La nostra Repubblica è infatti nata e finora vissuta come uno Stato costretto a riconoscere sul suo territorio la presenza di un’altra autorità indipendente dotata di propria sovranità, pur se ciascuna nel “proprio ordine”. Un pasticcio che solo un aspirante dittatore bisognoso di legittimazione esterna ha accettato nel 1929, che una Repubblica nascente ha subito nel 1948 e che un autocrate ha rilegittimato nel 1984. Il recente caso Boffo ha confermato, se ce ne fosse bisogno, che in realtà i titolari delle due sovranità convergono a creare una sola “classe dirigente”, conflittuale al suo interno, ma pronta a compattarsi per condizionare lo svolgimento della vita democratica nel nostro Paese.
La proposta Urso può offrire l’occasione per porre le premesse di una risposta radicale a quell’interrogativo. L’insegnamento nella scuola pubblica della religione cattolica, che di quel Patto di sovranità è una parte essenziale, poggia, come il Patto stesso, su un assunto sistematicamente rimosso. Le religioni e le loro gerarchie non sono assimilabili alle altre visioni del mondo e alle agenzie culturali che le promuovono. I cultori di filosofie, ideologie, sistemi di idee, concezioni di vita... del relativismo puro, sono cittadini di serie B ridotti ad essere garantiti “solo” dalle leggi che tutelano la libertà di coscienza, di opinione, di parola, d’insegnamento; per le loro organizzazioni nessun otto per mille!

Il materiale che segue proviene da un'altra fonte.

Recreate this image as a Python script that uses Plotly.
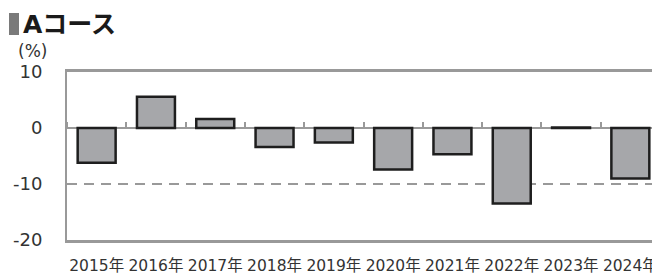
import plotly.graph_objects as go

years = ["2015年", "2016年", "2017年", "2018年", "2019年", "2020年", "2021年", "2022年", "2023年", "2024年"]
returns = [-6.2, 5.6, 1.6, -3.4, -2.6, -7.4, -4.7, -13.5, 0.1, -9.0]
y_ticks = [10, 0, -10, -20]
y_tick_text = ["10", "0", "-10", "-20"]
title_text = "Aコース"
unit_text = "(%)"

AXIS = "#999999"
PAGE_OFF = 8  # default body margin of the html page
W, H = 660 - PAGE_OFF, 275 - PAGE_OFF
L, R, T, B = 67 - PAGE_OFF, 0, 72 - PAGE_OFF, 35
PW, PH = W - L - R, H - T - B

fig = go.Figure()
fig.add_trace(go.Bar(
    x=years, y=returns,
    marker=dict(color="#a6a7aa", line=dict(color="#1e1e1e", width=2.5)),
    showlegend=False, hoverinfo="x+y",
))
fig.add_trace(go.Scatter(x=years, y=[None] * len(years), xaxis="x2", yaxis="y",
                         mode="lines", showlegend=False, hoverinfo="skip"))

font_num = "DejaVu Sans, Noto Sans CJK JP, sans-serif"

def px_x(page_x):
    return (page_x - PAGE_OFF - L) / PW

def px_y(page_y):
    return (H - B - (page_y - PAGE_OFF)) / PH

fig.update_layout(
    width=W, height=H,
    margin=dict(l=L, r=R, t=T, b=B, autoexpand=False),
    plot_bgcolor="white", paper_bgcolor="white",
    bargap=0.36,
    xaxis=dict(
        type="category", categoryorder="array", categoryarray=years,
        range=[-0.5, len(years) - 0.5], automargin=False,
        showline=True, linecolor=AXIS, linewidth=2.5, mirror=True,
        ticks="", showgrid=False,
        tickfont=dict(family=font_num, size=15.5, color="#333333"),
        ticklabelstandoff=10,
    ),
    xaxis2=dict(
        type="category", categoryorder="array", categoryarray=years,
        range=[-0.5, len(years) - 0.5], automargin=False,
        overlaying="x", anchor="free", position=2 / 3, side="top",
        showline=True, linecolor=AXIS, linewidth=2,
        ticks="outside", ticklen=5, tickwidth=2, tickcolor=AXIS,
        tickson="boundaries", showticklabels=False, showgrid=False,
        layer="below traces",
    ),
    yaxis=dict(
        range=[-20, 10], tickvals=y_ticks, ticktext=y_tick_text, automargin=False,
        showline=True, linecolor=AXIS, linewidth=2,
        showgrid=True, gridcolor=AXIS, gridwidth=2, griddash="10px,7px",
        zeroline=False, ticks="",
        tickfont=dict(family=font_num, size=18, color="#333333"),
        ticklabelstandoff=19,
    ),
    shapes=[
        dict(type="rect", xref="paper", yref="paper",
             x0=px_x(9), x1=px_x(19), y0=px_y(35), y1=px_y(13),
             fillcolor="#7a7a7a", line=dict(width=0)),
    ],
    annotations=[
        dict(text='<b>' + title_text + '</b>',
             xref="paper", yref="paper", x=px_x(21), y=px_y(8),
             xanchor="left", yanchor="top", showarrow=False,
             font=dict(family="DejaVu Sans, Noto Sans CJK JP", size=25, color="#1a1a1a")),
        dict(text=unit_text, xref="paper", yref="paper", x=px_x(49), y=px_y(39),
             xanchor="right", yanchor="top", showarrow=False,
             font=dict(family=font_num, size=17, color="#333333")),
    ],
)
fig.write_html("out.html")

Bisogna mettere in discussione questo architrave di ogni Concordato o Intesa profittando dell’attenzione suscitata dalla proposta d’introdurre l’Islam nella scuola.
La moltiplicazione degli insegnamenti confessionali – l'ora islamica oggi, poi quella ortodossa e così via – confermerebbe, infatti, la tesi che alla religione va riservato un insegnamento particolare e che, per di più, mantenuto all'interno dei recinti confessionali non favorirebbe la reciproca conoscenza, il dialogo tra le fedi e le culture diverse.

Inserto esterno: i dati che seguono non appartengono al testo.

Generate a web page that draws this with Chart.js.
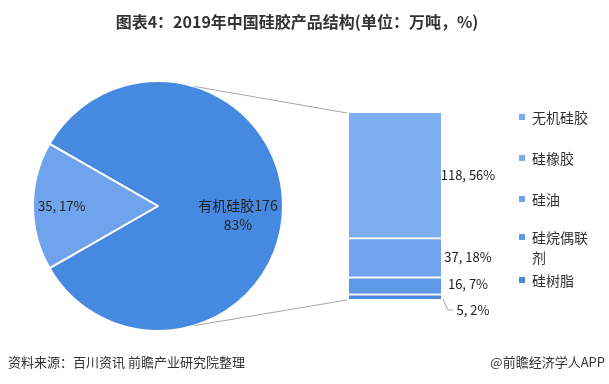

Non serve, però, neppure un insegnamento curriculare di storia delle religioni, che le confermerebbe come elemento costitutivo primario delle società, quasi una variabile indipendente nella storia dei tempi e dei popoli al cui interno sono nate.
È piuttosto necessario che la cultura scolastica, e non solo, superi il pregiudizio che la permanenza delle religioni sia un residuato del processo di secolarizzazione, che le ha investite nel tempo, e che, pertanto, esse non siano da considerare alla pari delle ideologie e delle altre forme socializzate di rappresentazione della realtà. Funzionali, come le altre, alla coesione sociale possono diventare, e spesso diventano, fonte di sottomissione e/o di violenza se alle loro autorità vengono attribuiti riconoscimenti o, peggio, finanziamenti che le affranchino dalla dipendenza dal consenso dei loro fedeli rendendo irrilevante la piena volontarietà della loro adesione.
Solo quando si sono separate dal potere politico o hanno perso il pubblico sostegno il cattolicesimo e l’ebraismo, l’islamismo e l’evangelismo, il buddismo e il confucianesimo hanno dato il meglio di sé in Europa, come in Asia, nelle Americhe come nell’Africa mediterranea.
La secolarizzazione e, sulla sua base, la laicità sono infatti il miglior terreno di cultura per le fedi autentiche e per la profezia. La cultura della laicità è la sola cornice al cui interno possono essere “insegnati” nelle scuole pubbliche natura, contenuti e ruolo di religioni, filosofie e ideologie.